A Detailed Campaign Timetable
Giving form to function, the timetable gives us an orderly way to approach a complex task, ensuring the most important things are going to be done first.

Organizational Chart
Clarifying the responsibilities of each campaign leader and showing everyone how they are related to one another.

Description of Leadership Roles and Responsibilities
Written instructions delineating the job responsibilities of each leader/volunteer.

Campaign Phases and/or Divisions and Tracks of Activity
Another form of timeline, breaking out major phases of activity and tracks of action. Many phases may go on simultaneously, while others will be the only activity underway at that given time.

Lead and Major Gift Programs
This most important track of activity begins during the early quiet phase of the campaign and continues until the potential for such gifts has been exhausted.

Commemorative Gift Plan
A comprehensive plan to commemorate the gifts of your campaign donors, especially major and leadership donors which might include naming opportunities, public recognition and memorabilia that you can give to outstanding leaders/donors (such as a scale model of a building, etc.).

Operational Materials
Operating manuals, plans, brochures and booklets

Administrative Policies and Procedures
Established policies and procedures to ensure plans are carried out as designed.

Public Relations and Publicity Plan
Comprehensive program of internal and external public relations.

Identification of Potential Sources of Support
A system of prospect identification, research, evaluation, cultivation.

Solicitation Procedures
The formal procedure for soliciting Leadership and Major Gift Prospects as outlined in the solicitor’s guide and elsewhere.

Checklist of Immediate Activities
Ongoing ever-changing list of priorities.

Itemized Budget
The controlling document for expenses, which outlines the use of our resources and timing of expenses.

When compiling the plan, test every element to ensure that it is conducive for use with basic fundraising principles. Some principles to measure plan elements against include:

Does this help build momentum?
E.g., Are we planning to solicit large gifts from our best prospects first?

Do our leaders understand the nature of the commitment required (of time, talent, and treasure)?
Will this help us secure our leadership’s commitment?

Are we doing this in the best possible manner – both in terms of potential funds raised and volunteer management?
Do we have a comprehensive phased approach with definite time periods? Does each phase of activity build on the success of the previous phase?

Are we remembering the “80/20” rule?
That 80% of the money will come from 20% of the donors?

Are we stressing the importance of pledge gifts?
Does our plan facilitate the receipt of pledge gifts?

Keep in mind that the plan may evolve as the campaign moves forward. Often this is a function of actual early results, and who is giving at what levels. Who is accepting a leadership role? Preparing a detailed timetable and organizational chart is a good way of measuring the progress of the campaign in relation to the plan and detecting when necessary adjustments or revisions may be needed. It also provides a specific measure of accountability.

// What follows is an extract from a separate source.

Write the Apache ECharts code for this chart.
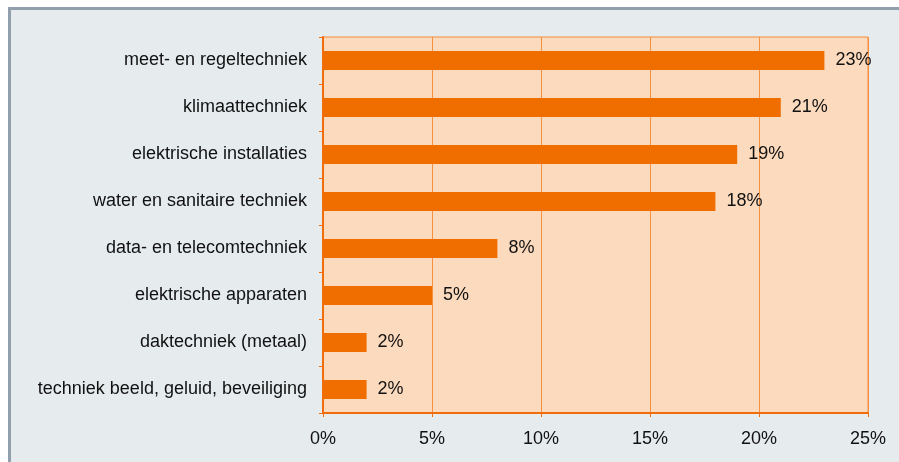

Establish goals for each constituency and phase. Everyone needs to know what is expected of him or her! A statistical summary of the number and level of gifts required to reach the campaign goal for each phase of activity should be kept regularly. This list should be constantly monitored against progress to date and should be consulted daily to develop a precise order of solicitation, thus providing us a plan and timetable for asking.

In summary, the campaign plan is one of the four essential elements of a successful capital campaign and must be carefully researched and crafted. Remember to keep a close eye on the fundraising plan and modify it in view of your actual experiences.

The plan is your road map to success. Remember, it is static while the world is very dynamic. Use the plan as your basic guide, maintaining your liberty to deviate from it briefly where called upon, and you will find it serves you quite nicely and leads to your fundraising success.